The limited influence of lowland culture may be gleaned from their manner of dressing. The Subanon men already wear shirts and pants, while the women don skirts or dusters. Their clothes, however, are predictably cheap and, at times, tattered. These are glaring manifestations of poverty in the area.
There is a basketball court in Saad, an indication that the Subanon have taken interest in the popular sport. Since there is no electricity, they only play in the morning when the heat of the sun is not as scorching as the late afternoon's.
(left) Children play in the basketball court of Barangay Saad very early in the morning.
(right) The Subanon of Barangay Saad wear ordinary clothing, part of the influence of lowland culture.
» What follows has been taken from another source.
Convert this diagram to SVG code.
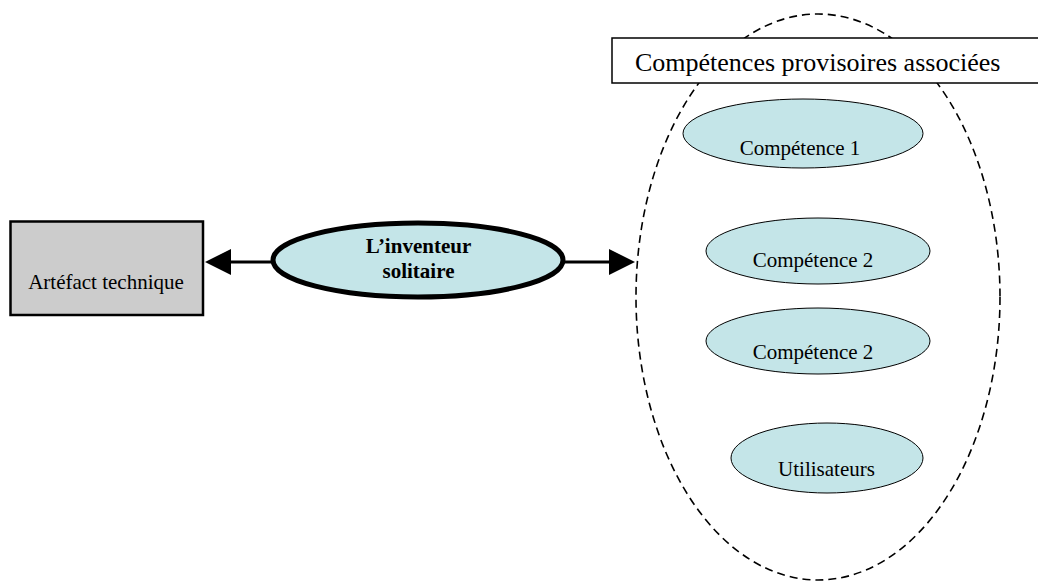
<svg xmlns="http://www.w3.org/2000/svg" width="1038" height="581" viewBox="0 0 1038 581">
<style>
  .serif { font-family: "Liberation Serif", "Times New Roman", serif; fill: #000; }
  .small { font-size: 21px; text-anchor: middle; }
  .bold { font-size: 21px; font-weight: bold; text-anchor: middle; }
  .title { font-size: 26px; }
  .comp { fill: #c4e5e8; stroke: #000; stroke-width: 1; }
  .conn { stroke: #000; stroke-width: 3; fill: none; }
</style>
<defs>
  <marker id="arrow" markerUnits="userSpaceOnUse" viewBox="0 0 26 26" markerWidth="26" markerHeight="26" refX="16" refY="13" orient="auto">
    <path d="M0,0 L26,13 L0,26 Z" fill="#000"/>
  </marker>
</defs>
<rect width="1038" height="581" fill="#fff"/>

<g id="groupe-competences">
  <ellipse cx="818" cy="297" rx="182" ry="283" fill="none" stroke="#000" stroke-width="1.6" stroke-dasharray="8 5"/>
</g>

<g id="titre-competences">
  <rect x="612" y="38" width="440" height="45" fill="#fff" stroke="#000" stroke-width="1.5"/>
  <text class="serif title" x="635" y="71">Compétences provisoires associées</text>
</g>

<g id="connecteurs">
  <line class="conn" x1="271" y1="262" x2="215" y2="262" marker-end="url(#arrow)"/>
  <line class="conn" x1="563" y1="262" x2="625" y2="262" marker-end="url(#arrow)"/>
</g>

<g id="artefact">
  <rect x="10.5" y="221.5" width="192.5" height="93.5" fill="#cccccc" stroke="#000" stroke-width="2.5"/>
  <text class="serif small" x="106" y="289">Artéfact  technique</text>
</g>

<g id="inventeur">
  <ellipse cx="418" cy="260" rx="145" ry="37" fill="#c4e5e8" stroke="#000" stroke-width="5"/>
  <text class="serif bold" x="418.5" y="253">L’inventeur</text>
  <text class="serif bold" x="418.5" y="278">solitaire</text>
</g>

<g id="competence-1">
  <ellipse class="comp" cx="803" cy="133.5" rx="120" ry="34.5"/>
  <text class="serif small" x="800" y="155">Compétence 1</text>
</g>

<g id="competence-2a">
  <ellipse class="comp" cx="818" cy="251" rx="112" ry="33"/>
  <text class="serif small" x="813" y="267">Compétence 2</text>
</g>

<g id="competence-2b">
  <ellipse class="comp" cx="818" cy="341" rx="112" ry="33"/>
  <text class="serif small" x="813" y="359">Compétence 2</text>
</g>

<g id="utilisateurs">
  <ellipse class="comp" cx="827" cy="458" rx="96" ry="35"/>
  <text class="serif small" x="826.5" y="476">Utilisateurs</text>
</g>
</svg>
The Subanon hardly need to partake of cash to get what they need, though nature can prove to be an enemy during harvest seasons when production is low, which happens quite often.
The problem of low production, however, cannot just be blamed on the unpredictable changes in the weather, but also the lack of farm inputs. There are only four carabaos in the area, and most Subanon residents do not have plows and only use sundang (bladed weapon) and other simple tools for farming.
They cultivate the soil in groups in an age-old tradition called hunglos, where people tilling the land are divided into groups with three to 12 members each. They collectively help in cutting trees, as well as planting until harvesting of each member's land which normally spans one hectare. After working on one member's land, they then transfer to another member's, and so on until all the members' lands are attended to. Members of the group bring their own food, which they also willingly share to fellow members.
Of course, such ventures can only do so much given the inherent limitations of planting and harvesting in upland areas.
Mindful of the shortcomings in providing for the consumption needs of the Subanon living there, the Balay Danggawan No'k Subanen (BADASU, Welcome Home of the Subanen), a non-government organization, embarked on a research project in early 2000 to analyze the problem of low production and to identify socioeconomic projects that would help solve this problem. Consequently, BADASU helped in providing indigenous seeds and teaching the Subanon people appropriate and sustainable upland farm technology.
The farming skills and techniques, as well as the use of indigenous seeds (e.g., rice, corn, coconut) and organic inputs (e.g., compost) do not conflict with their age-old cultural beliefs. These even help in making life a bit more comfortable in the upland community, though the Subanon still recognize the need to assert their rights and to fight for government's recognition of their ancestral domain.
What is important to note at this point is that the Subanon way of life is not affected and they do not see upland farm technology as a capitalist venture that would ensure profit. In other words, the support given to them is just for their consumption needs that could more or less help in their struggle for change.
The Timuay spreads part of the chicken's blood on my palm.
The Subanon had been very appreciative of the help given to them. I was humbled by the recognition of being an "adopted son" by the Timuay (village elder and leader). The latter led a ceremony highlighted by the killing of a chicken and spreading part of its blood on my right palm. The Timuay did this while chanting a prayer in the Subanon language.
The blood on my palm has already been washed away but as an old adage goes, the memory of being there remains. I left the area with renewed strength and a fresh perspective of life. Notwithstanding the ordeal of going there, it was quite an uplifting experience and I would not mind returning in the near future.